Going back to that quote from Pascal—everyone seems to understand that writing short takes more time. But in the current zeitgeist we are expected to do both, fast and short, each and every time. Is this really working?

Do you really want to know?

Author: ; Published: Jan 28, 2010; Category: Business Writing, Editing and Proofing; Tags: , , ; No Comments

painting of angry man

Sometimes people will ask me to critique their existing brochure, website or other marketing materials. Usually they’re happy to hear how they can do better next time. Once in a while I wonder why they’re asking. You see, they really don’t want to know. 

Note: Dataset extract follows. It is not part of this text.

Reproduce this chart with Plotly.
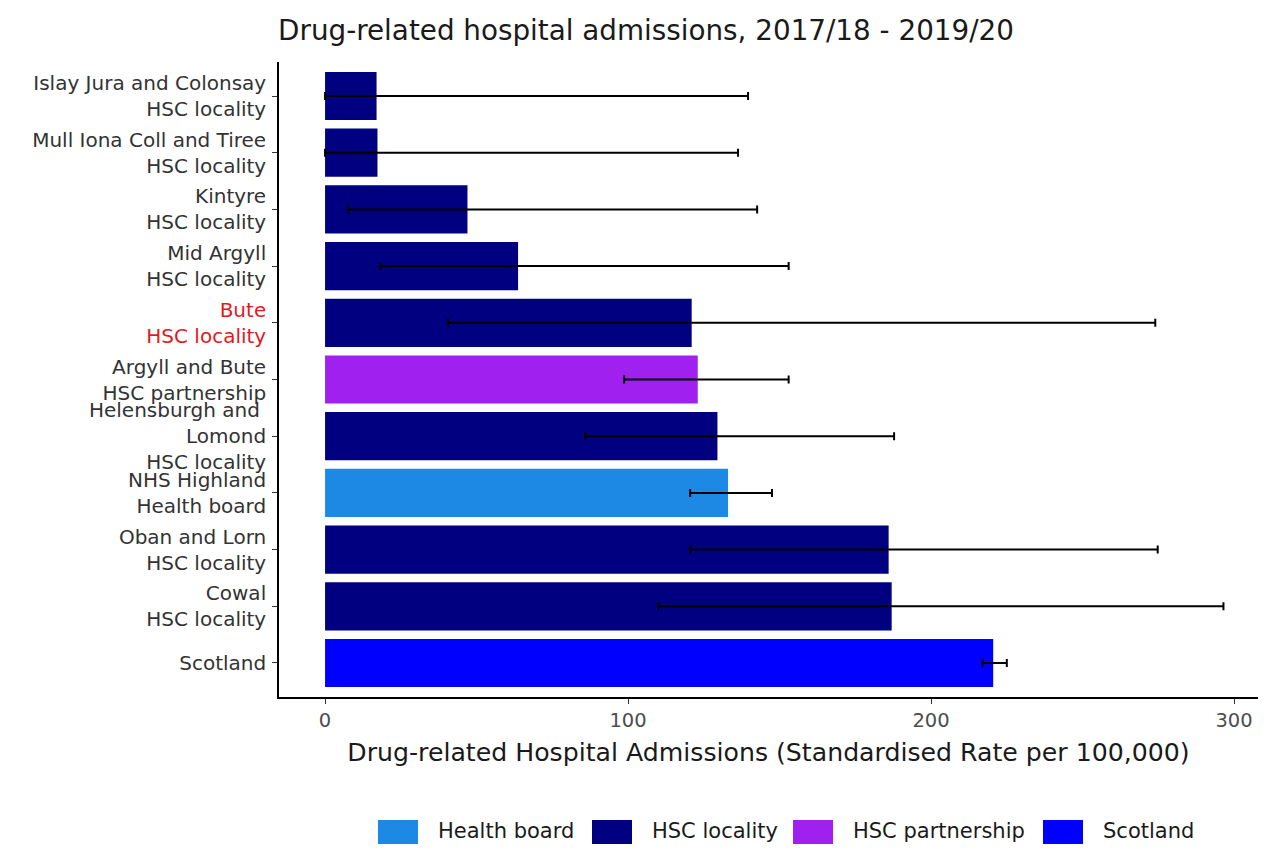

Most people are asking for a critique because they know it’s time to update or improve what they have. There’s a minority though that really just want some sort of validation that what they did in the past is good.

Maybe they paid a lot of money for it. And maybe they themselves were involved in the creative.

In those cases, no matter how diplomatically I phrase it, those people don’t want to hear that there are things that can be better. Even though they’ve asked, and have contracted with me to give them advice, they don’t want to accept that everything isn’t perfect just the way it is.

Once in a while people who are very unlikely to ever become clients ask me for free advice. My policy, especially if the piece is really bad and the person is a relative, is to just say no. Or I suddenly have to go against my nature and become a flaky person who just never gets back to them.

In marketing pieces, many aspects can be subjective. There’s always another way to show or say something.  Maybe the designer used blue and personally, I would have preferred green. Or, in my humble opinion, the tone of the copy is a bit too flowery for the subject matter.

Other things are harder to justify; they’re just bad.

For example: 

  • Type that’s hard to read
  • An illogical order for points
  • Inconsistency with other marketing messages and materials
  • Lots of typos

You get the idea.

I was recently reviewing a client’s ad with them.  We were talking about how it could be improved next time.  In the course of this exercise, we flipped through the trade publication to see what other companies’ ads looked like.

We were discussing the good, bad and ugly when I pointed out a small ad that I felt could be stronger, if only they had focused on one photo instead of the five they included.  My client said that maybe I should contact this company and tell them how their ad can be improved. 

I said, well, maybe not. I know this is a method some people use to get new business. It’s just always a tricky thing offering advice, even when it’s solicited. But in this case, they didn’t ask and more than likely, they don’t really want to know.